Black Churches Put 'Spirit' Into Children's Afternoons
Kids get spiritual lessons, tutoring after school
At 3:30 in the afternoon, Howard Terry knows what his 20 children are doing. In the basement of one of three houses owned by the Mt. Horeb Baptist Church, all are saying their names one by one in a traditional African "welcome circle" and singing, "I love the Lord."
Mr. Terry is the church sparkplug and tireless coordinator for Project SPIRIT, an after-school tutorial and life-skills program created by the Congress of National Black Churches (CNBC) for inner-city children ages 6 to 12.
As drugs and violence have become more commonplace in cities over the last decade, many black churches - traditional cornerstones for black communities - have stepped forward to offer children a safe learning haven. About 45 churches in 12 American cities offer the CNBC program.
"In addition to a spiritual experience," says Pastor Delmas Cooper of Mt. Horeb Baptist Church, "we saw the need in our community for children to be off the streets in the after-school hours. In my 8-1/2 years here as pastor, more crime and drugs now exist in this community than ever before," he says, adding that the rest of the city has seen the same increase.
Terry, a retired manager for the US Post Office, and a volunteer for the church, has been known to work on the project and the children for 50 to 60 hours a week. "I want to make a difference," he says. "Somebody has to help them. A lot of people pay lip service, but I'll be out here being a father image to some of the kids who don't have fathers in the home, and visiting schools and parents."
CNBC, a voluntary, nonprofit organization, provides a Project SPIRIT curriculum and training for churches. Both are designed to help build self--esteem in children, provide cultural appreciation, and bolster a child's capacity to do well in life and in school. SPIRIT is an acronym for Strength, Perseverance, Imagination, Responsibility, Integrity, and Talent.
The cost to the church is $450 for the SPIRIT curriculum and from $500 to $1,000 for training depending on the number of people trained. Some churches are partially funded by local businesses, social agencies, police departments, and the United Way.
Terry hired a teacher and a program assistant for Mt. Horeb. A few volunteers have added their help, but more are needed. Even though, after a year, the program has helped many children to improve in school, both Pastor Cooper and Terry expressed concern over the church's ability to continue to support the program.
"Funding sources have not appeared to the level we would like," Terry says.

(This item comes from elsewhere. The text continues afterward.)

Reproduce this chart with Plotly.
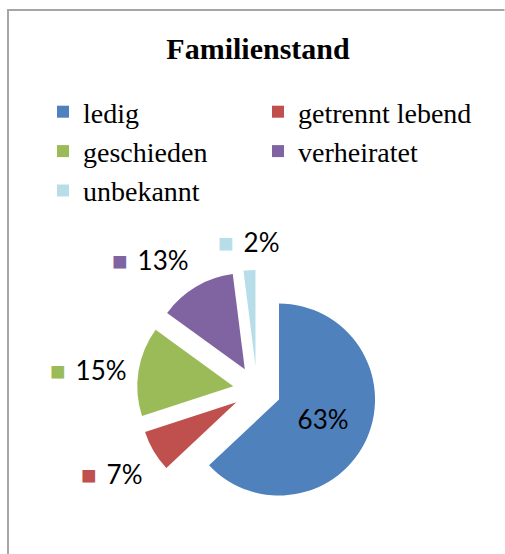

Almost all of the 25 children from lower- and middle-income families in the program are not members of the church, and the program is therefore less "visible" to the church's 1,100 or so members.
"Churches are not traditionally structured to provide this level of service," says Jewell Dassance, CNBC's director of Black Family Programs, "so we help them to implement this program. We have learned that churches have to develop an infrastructure and resources to support their effort."
At Mt. Horeb, the children are greeted each afternoon with a nutritious snack, then join the "welcome circle" with greetings and pledges, followed by help with their homework, reading, math games, watching inspirational videos, or spending time on computers (which Terry obtained as surplus from the US Government Services Agency).
Lucy Wade, the project teacher, says, "We want the children to gain pride in themselves, and one day be able to decide their own futures."
A few of the children in the program find love and support not found in their homes. "One boy comes from a family of screamers," Terry says. "He was so withdrawn that he would barely say his name. Now he's improved some, and refers to the other children here as his new brothers and sisters."
When Friday comes, the children know it's pizza day. "I've got a refrigerator jammed with pizzas," says Terry, "enough for two slices per kid if they want them."
Joy Thomas, 11, says she wouldn't want to be any other place after school. "I like it because you can do your homework here," she says, "and if kids have any problems, they can talk to people without everybody knowing it."
While still providing help to children through Project SPIRIT, in the future CNBC wants to create centers in churches where children and parents can go for support and training too.
"We are developing a full parent-training component to maximize the impact on children," says Ms. Dassance. "And thereby we hope to change communities in the larger sense."